┏━━

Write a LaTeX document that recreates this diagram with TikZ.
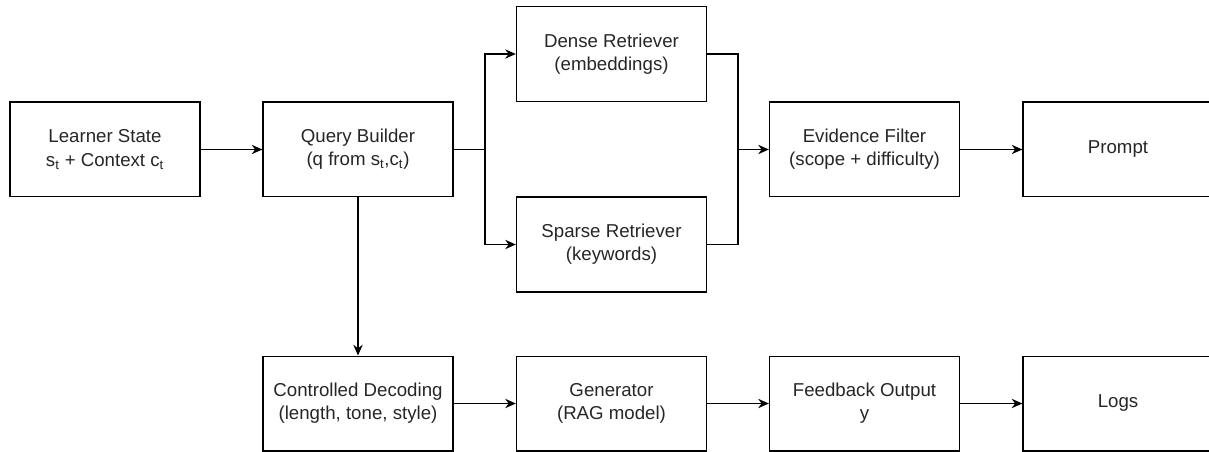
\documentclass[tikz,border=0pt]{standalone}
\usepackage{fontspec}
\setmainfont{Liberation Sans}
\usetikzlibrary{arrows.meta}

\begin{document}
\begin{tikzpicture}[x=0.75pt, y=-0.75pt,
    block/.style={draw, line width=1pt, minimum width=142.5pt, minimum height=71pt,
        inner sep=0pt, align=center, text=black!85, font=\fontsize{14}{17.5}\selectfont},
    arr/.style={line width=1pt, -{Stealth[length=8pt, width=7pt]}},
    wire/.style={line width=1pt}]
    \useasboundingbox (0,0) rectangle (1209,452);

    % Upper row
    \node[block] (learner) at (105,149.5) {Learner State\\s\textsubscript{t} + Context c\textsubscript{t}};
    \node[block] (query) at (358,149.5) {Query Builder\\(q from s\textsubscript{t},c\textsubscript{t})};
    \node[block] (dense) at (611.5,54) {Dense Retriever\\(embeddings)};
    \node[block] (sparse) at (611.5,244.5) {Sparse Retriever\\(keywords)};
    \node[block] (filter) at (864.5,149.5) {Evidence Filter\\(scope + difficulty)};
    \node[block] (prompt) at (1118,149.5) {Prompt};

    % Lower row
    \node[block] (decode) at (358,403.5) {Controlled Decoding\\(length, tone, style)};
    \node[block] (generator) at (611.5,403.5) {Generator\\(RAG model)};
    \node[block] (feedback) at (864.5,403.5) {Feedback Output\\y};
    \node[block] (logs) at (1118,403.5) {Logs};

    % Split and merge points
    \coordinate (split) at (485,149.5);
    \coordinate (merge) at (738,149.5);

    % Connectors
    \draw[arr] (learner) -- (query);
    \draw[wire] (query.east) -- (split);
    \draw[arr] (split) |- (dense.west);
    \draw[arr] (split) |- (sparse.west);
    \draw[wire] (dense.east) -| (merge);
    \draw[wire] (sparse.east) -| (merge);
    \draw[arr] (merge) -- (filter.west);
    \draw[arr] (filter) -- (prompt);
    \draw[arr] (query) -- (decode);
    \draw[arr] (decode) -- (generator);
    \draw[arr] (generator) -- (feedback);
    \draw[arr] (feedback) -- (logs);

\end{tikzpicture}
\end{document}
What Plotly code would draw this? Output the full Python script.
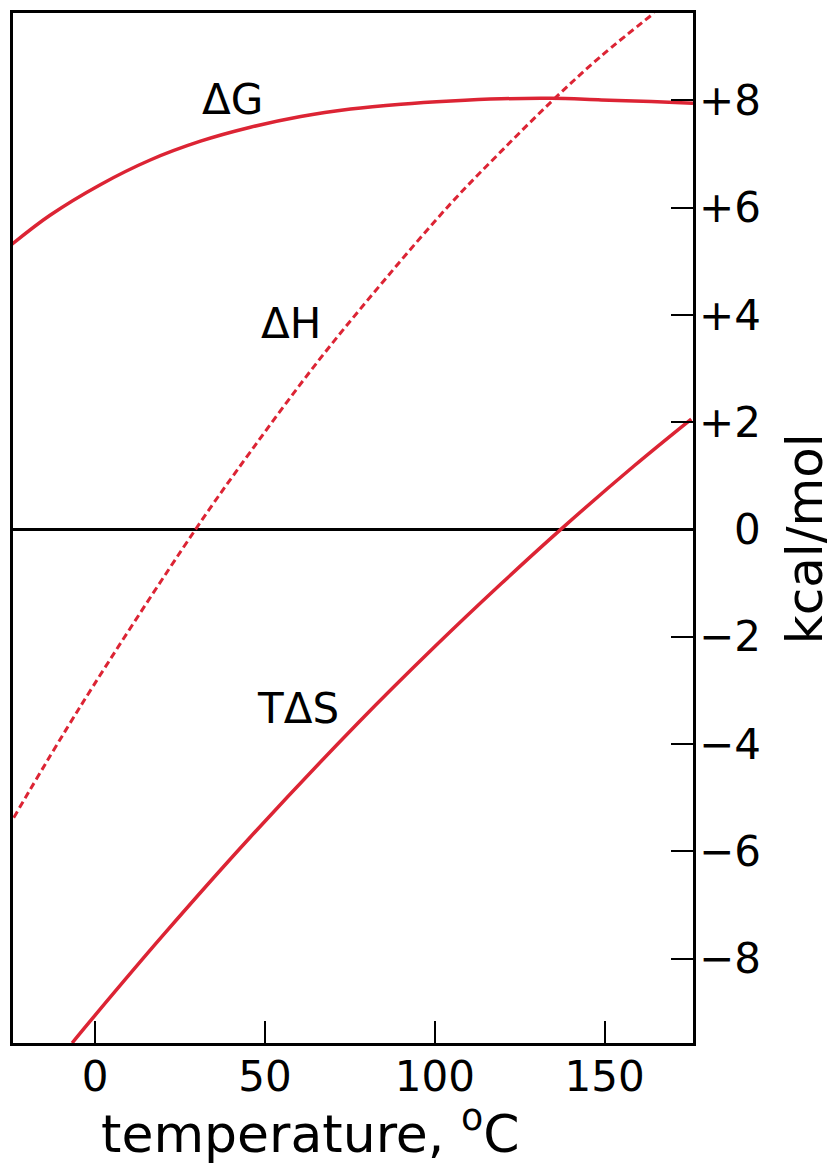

┗━━

= THE PROBLEM =
Omit every picture, and otherwise quote the entries exactly.

= OUTPUT =
Write a LaTeX document that recreates this diagram with TikZ.
\documentclass[tikz,border=0pt]{standalone}
\usepackage{fontspec}
\setmainfont{Liberation Sans}
\usetikzlibrary{arrows.meta}

\begin{document}
\begin{tikzpicture}[x=0.75pt, y=-0.75pt,
    block/.style={draw, line width=1pt, minimum width=142.5pt, minimum height=71pt,
        inner sep=0pt, align=center, text=black!85, font=\fontsize{14}{17.5}\selectfont},
    arr/.style={line width=1pt, -{Stealth[length=8pt, width=7pt]}},
    wire/.style={line width=1pt}]
    \useasboundingbox (0,0) rectangle (1209,452);

    % Upper row
    \node[block] (learner) at (105,149.5) {Learner State\\s\textsubscript{t} + Context c\textsubscript{t}};
    \node[block] (query) at (358,149.5) {Query Builder\\(q from s\textsubscript{t},c\textsubscript{t})};
    \node[block] (dense) at (611.5,54) {Dense Retriever\\(embeddings)};
    \node[block] (sparse) at (611.5,244.5) {Sparse Retriever\\(keywords)};
    \node[block] (filter) at (864.5,149.5) {Evidence Filter\\(scope + difficulty)};
    \node[block] (prompt) at (1118,149.5) {Prompt};

    % Lower row
    \node[block] (decode) at (358,403.5) {Controlled Decoding\\(length, tone, style)};
    \node[block] (generator) at (611.5,403.5) {Generator\\(RAG model)};
    \node[block] (feedback) at (864.5,403.5) {Feedback Output\\y};
    \node[block] (logs) at (1118,403.5) {Logs};

    % Split and merge points
    \coordinate (split) at (485,149.5);
    \coordinate (merge) at (738,149.5);

    % Connectors
    \draw[arr] (learner) -- (query);
    \draw[wire] (query.east) -- (split);
    \draw[arr] (split) |- (dense.west);
    \draw[arr] (split) |- (sparse.west);
    \draw[wire] (dense.east) -| (merge);
    \draw[wire] (sparse.east) -| (merge);
    \draw[arr] (merge) -- (filter.west);
    \draw[arr] (filter) -- (prompt);
    \draw[arr] (query) -- (decode);
    \draw[arr] (decode) -- (generator);
    \draw[arr] (generator) -- (feedback);
    \draw[arr] (feedback) -- (logs);

\end{tikzpicture}
\end{document}
What Plotly code would draw this? Output the full Python script.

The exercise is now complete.